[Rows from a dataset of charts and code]
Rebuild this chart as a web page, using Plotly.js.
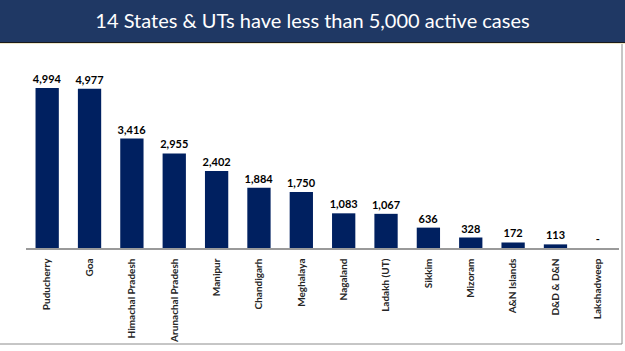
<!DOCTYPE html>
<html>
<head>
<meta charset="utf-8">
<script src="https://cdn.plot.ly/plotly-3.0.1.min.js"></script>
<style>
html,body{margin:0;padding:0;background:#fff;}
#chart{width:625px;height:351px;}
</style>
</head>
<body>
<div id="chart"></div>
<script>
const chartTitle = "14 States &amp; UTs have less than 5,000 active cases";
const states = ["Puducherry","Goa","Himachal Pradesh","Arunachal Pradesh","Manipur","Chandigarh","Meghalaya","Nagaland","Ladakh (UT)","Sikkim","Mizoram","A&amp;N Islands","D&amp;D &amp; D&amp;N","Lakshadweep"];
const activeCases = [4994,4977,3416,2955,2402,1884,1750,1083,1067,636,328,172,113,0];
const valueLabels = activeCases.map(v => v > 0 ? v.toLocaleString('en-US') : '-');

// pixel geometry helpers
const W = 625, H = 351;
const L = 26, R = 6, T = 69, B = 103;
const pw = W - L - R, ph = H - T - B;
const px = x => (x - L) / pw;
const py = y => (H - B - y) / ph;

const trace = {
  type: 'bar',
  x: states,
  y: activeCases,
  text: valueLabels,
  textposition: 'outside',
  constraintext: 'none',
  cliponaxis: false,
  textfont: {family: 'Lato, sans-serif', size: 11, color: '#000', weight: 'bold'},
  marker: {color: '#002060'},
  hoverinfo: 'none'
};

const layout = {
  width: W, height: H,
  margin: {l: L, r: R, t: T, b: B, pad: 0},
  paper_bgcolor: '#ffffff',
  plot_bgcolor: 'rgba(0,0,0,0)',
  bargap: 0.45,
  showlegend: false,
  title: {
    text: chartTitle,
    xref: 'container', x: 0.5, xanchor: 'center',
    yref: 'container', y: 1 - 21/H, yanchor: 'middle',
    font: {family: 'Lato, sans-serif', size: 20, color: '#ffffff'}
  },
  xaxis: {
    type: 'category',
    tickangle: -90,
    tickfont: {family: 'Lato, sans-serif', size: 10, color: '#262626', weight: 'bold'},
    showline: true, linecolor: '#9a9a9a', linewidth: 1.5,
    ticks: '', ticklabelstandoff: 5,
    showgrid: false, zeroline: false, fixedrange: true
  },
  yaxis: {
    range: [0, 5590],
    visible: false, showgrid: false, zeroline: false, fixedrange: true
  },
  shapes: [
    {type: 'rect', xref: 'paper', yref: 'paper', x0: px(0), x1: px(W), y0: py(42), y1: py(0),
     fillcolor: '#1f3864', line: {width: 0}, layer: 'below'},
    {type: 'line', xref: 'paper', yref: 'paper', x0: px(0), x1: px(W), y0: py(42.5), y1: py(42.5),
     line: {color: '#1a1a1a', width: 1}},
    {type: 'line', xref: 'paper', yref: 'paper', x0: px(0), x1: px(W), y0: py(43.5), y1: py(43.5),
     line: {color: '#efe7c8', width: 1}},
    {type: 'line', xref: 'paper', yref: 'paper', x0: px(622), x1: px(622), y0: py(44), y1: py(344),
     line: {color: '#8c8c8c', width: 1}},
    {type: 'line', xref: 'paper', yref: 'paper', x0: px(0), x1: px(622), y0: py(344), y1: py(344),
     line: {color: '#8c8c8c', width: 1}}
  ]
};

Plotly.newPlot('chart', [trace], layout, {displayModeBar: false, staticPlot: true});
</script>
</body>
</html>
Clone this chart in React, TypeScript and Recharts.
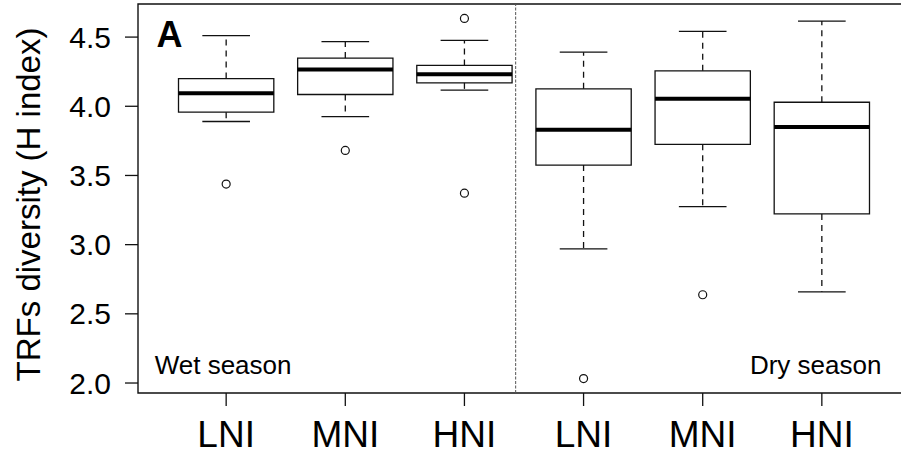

**Objective**. Where a line contains the string "this", extract that line.

**Solved exercise**.
Rebuild this chart as a web page, using Plotly.js.
Clone this chart in React, TypeScript and Recharts.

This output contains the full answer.